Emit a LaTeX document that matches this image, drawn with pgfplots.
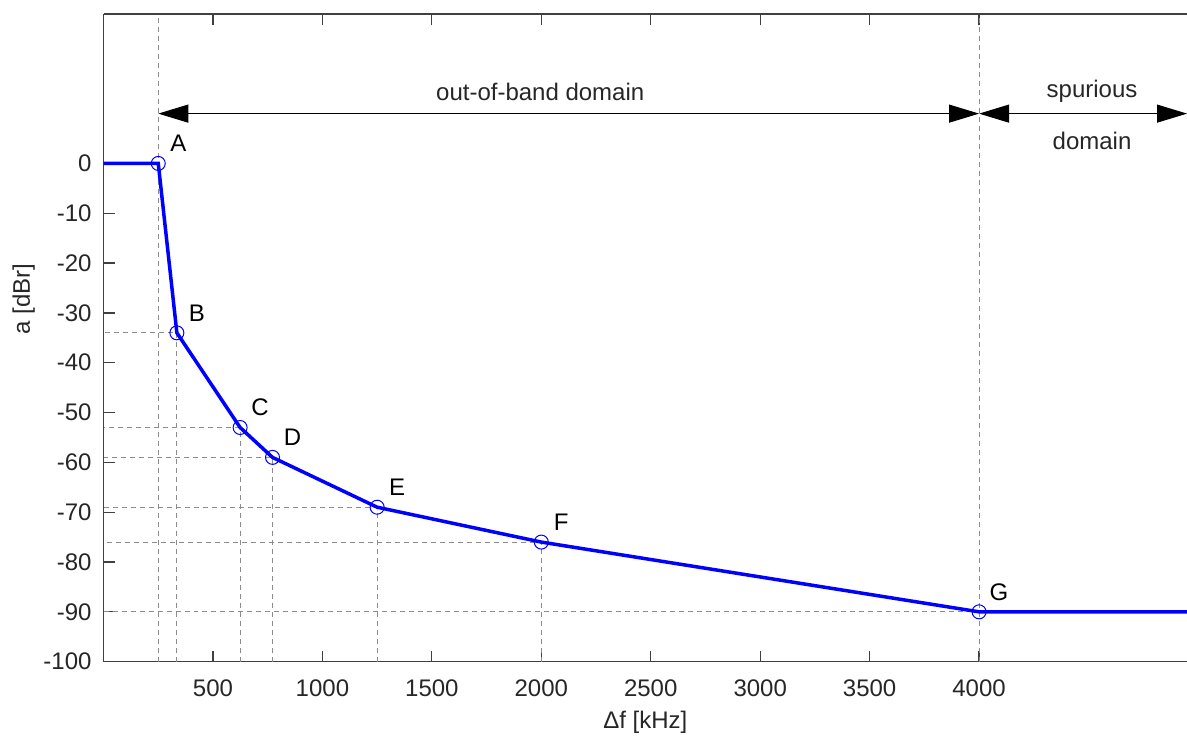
\documentclass[border=0pt]{standalone}
\usepackage{fontspec}
\setmainfont{Liberation Sans}
\usepackage{pgfplots}
\pgfplotsset{compat=1.18}
\usetikzlibrary{arrows.meta}
\definecolor{axgray}{RGB}{64,64,64}
\definecolor{txtgray}{RGB}{38,38,38}
\definecolor{gridgray}{RGB}{140,140,140}
\begin{document}
\begin{tikzpicture}
\begin{axis}[
  name=ax,
  scale only axis,
  width=542pt, height=324pt,
  xmin=0, xmax=4950, ymin=-100, ymax=30,
  axis x line=box, axis y line=left,
  axis line style={-, axgray, line width=0.6pt},
  xtick={500,1000,...,4000},
  ytick={-100,-90,...,0},
  major tick length=5.5pt,
  tick style={axgray, line width=0.6pt},
  tick align=inside,
  ticklabel style={font=\fontsize{12}{14}\selectfont, text=txtgray},
  xticklabel style={yshift=-5.5pt},
  yticklabel style={xshift=-2.5pt},
  /pgf/number format/assume math mode=true,
  /pgf/number format/1000 sep={},
  xlabel={Δf [kHz]},
  ylabel={a [dBr]},
  label style={font=\fontsize{12}{14}\selectfont, text=txtgray},
  xlabel style={at={(axis description cs:0.5,0)}, anchor=center, yshift=-30.5pt},
  ylabel style={at={(axis description cs:0,0.56)}, anchor=center, rotate=0, yshift=40pt},
  clip=false,
]
% dashed guide lines
\pgfplotsset{guide/.style={gridgray, dash pattern=on 2.5pt off 2pt, line width=0.45pt}}
\addplot[guide] coordinates {(250,-100) (250,30)};
\addplot[guide] coordinates {(4000,-100) (4000,30)};
\addplot[guide] coordinates {(335,-100) (335,-34) (0,-34)};
\addplot[guide] coordinates {(624,-100) (624,-53) (0,-53)};
\addplot[guide] coordinates {(772,-100) (772,-59) (0,-59)};
\addplot[guide] coordinates {(1250,-100) (1250,-69) (0,-69)};
\addplot[guide] coordinates {(2000,-100) (2000,-76) (0,-76)};
\addplot[guide] coordinates {(0,-90) (4000,-90)};
\addplot[guide] coordinates {(0,0) (250,0)};
% mask curve
\addplot[blue, line width=1.75pt] coordinates {
  (0,0) (250,0) (335,-34) (624,-53) (772,-59) (1250,-69) (2000,-76) (4000,-90) (4950,-90)};
\addplot[blue, only marks, mark=o, mark size=3.5pt, mark options={line width=0.5pt}] coordinates {
  (250,0) (335,-34) (624,-53) (772,-59) (1250,-69) (2000,-76) (4000,-90)};
% point labels
\begin{scope}[every node/.style={font=\fontsize{12}{14}\selectfont, xshift=10pt, yshift=10pt}]
\node at (axis cs:250,0) {A};
\node at (axis cs:335,-34) {B};
\node at (axis cs:624,-53) {C};
\node at (axis cs:772,-59) {D};
\node at (axis cs:1250,-69) {E};
\node at (axis cs:2000,-76) {F};
\node at (axis cs:4000,-90) {G};
\end{scope}
% domain arrows
\draw[{Triangle[length=15pt,width=9pt]}-{Triangle[length=15pt,width=9pt]}, line width=0.5pt]
  (axis cs:250,10) -- (axis cs:4000,10);
\draw[{Triangle[length=15pt,width=9pt]}-{Triangle[length=15pt,width=9pt]}, line width=0.5pt]
  (axis cs:4000,10) -- (axis cs:4950,10);
\node[font=\fontsize{12}{14}\selectfont, text=txtgray] at (axis cs:1995,14.4) {out-of-band domain};
\node[font=\fontsize{12}{14}\selectfont, text=txtgray] at (axis cs:4516,14.4) {spurious};
\node[font=\fontsize{12}{14}\selectfont, text=txtgray] at (axis cs:4516,4.6) {domain};
\end{axis}
\pgfresetboundingbox
\useasboundingbox ([xshift=-51.8pt,yshift=-37pt]ax.south west) rectangle ([yshift=7pt]ax.north east);
\end{tikzpicture}
\end{document}
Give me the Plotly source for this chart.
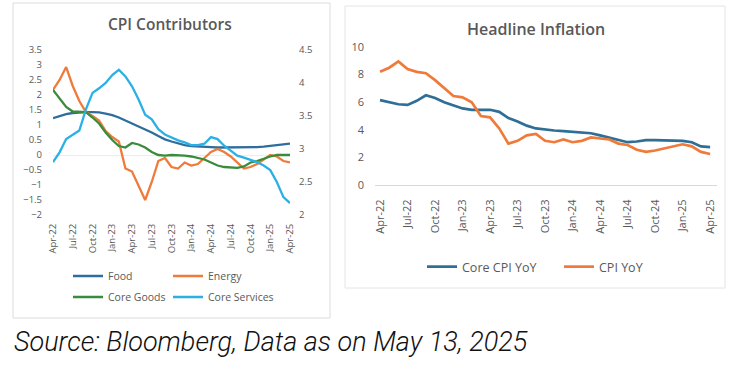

--------------------------------

• _INSTRUCTION_:
Copy out each record shown above without alteration, skipping any picture.

• _EXPECTED ANSWER_:
Emit a LaTeX document that matches this image, drawn with pgfplots.
\documentclass[border=0pt]{standalone}
\usepackage{fontspec}
\setmainfont{Liberation Sans}
\usepackage{pgfplots}
\pgfplotsset{compat=1.18}
\usetikzlibrary{arrows.meta}
\definecolor{axgray}{RGB}{64,64,64}
\definecolor{txtgray}{RGB}{38,38,38}
\definecolor{gridgray}{RGB}{140,140,140}
\begin{document}
\begin{tikzpicture}
\begin{axis}[
  name=ax,
  scale only axis,
  width=542pt, height=324pt,
  xmin=0, xmax=4950, ymin=-100, ymax=30,
  axis x line=box, axis y line=left,
  axis line style={-, axgray, line width=0.6pt},
  xtick={500,1000,...,4000},
  ytick={-100,-90,...,0},
  major tick length=5.5pt,
  tick style={axgray, line width=0.6pt},
  tick align=inside,
  ticklabel style={font=\fontsize{12}{14}\selectfont, text=txtgray},
  xticklabel style={yshift=-5.5pt},
  yticklabel style={xshift=-2.5pt},
  /pgf/number format/assume math mode=true,
  /pgf/number format/1000 sep={},
  xlabel={Δf [kHz]},
  ylabel={a [dBr]},
  label style={font=\fontsize{12}{14}\selectfont, text=txtgray},
  xlabel style={at={(axis description cs:0.5,0)}, anchor=center, yshift=-30.5pt},
  ylabel style={at={(axis description cs:0,0.56)}, anchor=center, rotate=0, yshift=40pt},
  clip=false,
]
% dashed guide lines
\pgfplotsset{guide/.style={gridgray, dash pattern=on 2.5pt off 2pt, line width=0.45pt}}
\addplot[guide] coordinates {(250,-100) (250,30)};
\addplot[guide] coordinates {(4000,-100) (4000,30)};
\addplot[guide] coordinates {(335,-100) (335,-34) (0,-34)};
\addplot[guide] coordinates {(624,-100) (624,-53) (0,-53)};
\addplot[guide] coordinates {(772,-100) (772,-59) (0,-59)};
\addplot[guide] coordinates {(1250,-100) (1250,-69) (0,-69)};
\addplot[guide] coordinates {(2000,-100) (2000,-76) (0,-76)};
\addplot[guide] coordinates {(0,-90) (4000,-90)};
\addplot[guide] coordinates {(0,0) (250,0)};
% mask curve
\addplot[blue, line width=1.75pt] coordinates {
  (0,0) (250,0) (335,-34) (624,-53) (772,-59) (1250,-69) (2000,-76) (4000,-90) (4950,-90)};
\addplot[blue, only marks, mark=o, mark size=3.5pt, mark options={line width=0.5pt}] coordinates {
  (250,0) (335,-34) (624,-53) (772,-59) (1250,-69) (2000,-76) (4000,-90)};
% point labels
\begin{scope}[every node/.style={font=\fontsize{12}{14}\selectfont, xshift=10pt, yshift=10pt}]
\node at (axis cs:250,0) {A};
\node at (axis cs:335,-34) {B};
\node at (axis cs:624,-53) {C};
\node at (axis cs:772,-59) {D};
\node at (axis cs:1250,-69) {E};
\node at (axis cs:2000,-76) {F};
\node at (axis cs:4000,-90) {G};
\end{scope}
% domain arrows
\draw[{Triangle[length=15pt,width=9pt]}-{Triangle[length=15pt,width=9pt]}, line width=0.5pt]
  (axis cs:250,10) -- (axis cs:4000,10);
\draw[{Triangle[length=15pt,width=9pt]}-{Triangle[length=15pt,width=9pt]}, line width=0.5pt]
  (axis cs:4000,10) -- (axis cs:4950,10);
\node[font=\fontsize{12}{14}\selectfont, text=txtgray] at (axis cs:1995,14.4) {out-of-band domain};
\node[font=\fontsize{12}{14}\selectfont, text=txtgray] at (axis cs:4516,14.4) {spurious};
\node[font=\fontsize{12}{14}\selectfont, text=txtgray] at (axis cs:4516,4.6) {domain};
\end{axis}
\pgfresetboundingbox
\useasboundingbox ([xshift=-51.8pt,yshift=-37pt]ax.south west) rectangle ([yshift=7pt]ax.north east);
\end{tikzpicture}
\end{document}
Give me the Plotly source for this chart.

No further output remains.